In a move to attract foreign investments through Foreign Portfolio Investors (FPI) framework rather than participatory notes (P-notes) route, the Securities and Exchange Board of India (SEBI) has tightened the rules for issue of P-notes, which are currently used by foreign investors to invest in the Indian markets without registering with SEBI.
Bearing in mind that Indian regulators including SEBI do not have direct jurisdiction over foreign instruments such as P-notes, the market regulator is making foreign investors to invest directly into India by registering as FPIs. Although, SEBI had earlier barred Category-III FPIs from issuing P-notes, it has now barred certain unregulated entities under Category-II from issuing P-notes. So far, unregulated entities could issue P-notes if their investment manager was regulated. However, SEBI has allowed only regulated entities to issue/subscribe to P-notes, ensuring that such entities can be easily reached through foreign regulators. Until November 2013, the notional value of P-notes on equity, debt and derivatives stood at Rs 1.82 lakh crore, or 13 percent of assets under custody of foreign institutional investors.
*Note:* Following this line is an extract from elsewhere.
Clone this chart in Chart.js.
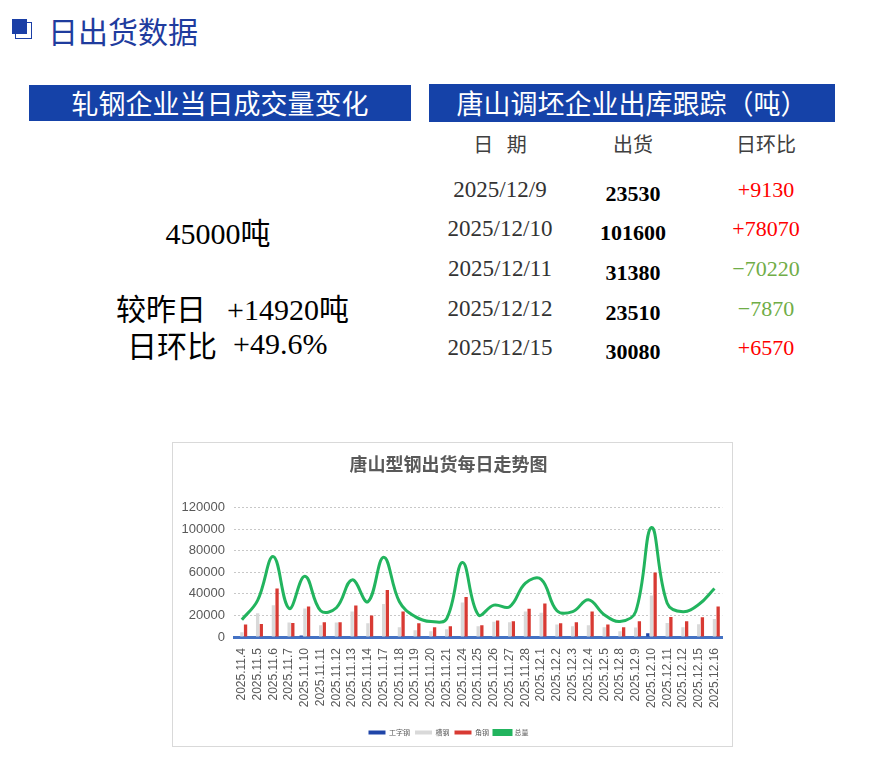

SEBI has divided FPIs into three categories based on their risk profile. The Category I FPIs include lowest risk entities such as foreign governments and government related foreign investors. Category II FPIs include appropriately regulated broad based funds and regulated entities, university related endowments and pension funds etc. Meanwhile, Category III FPIs include all others not eligible under the first two categories.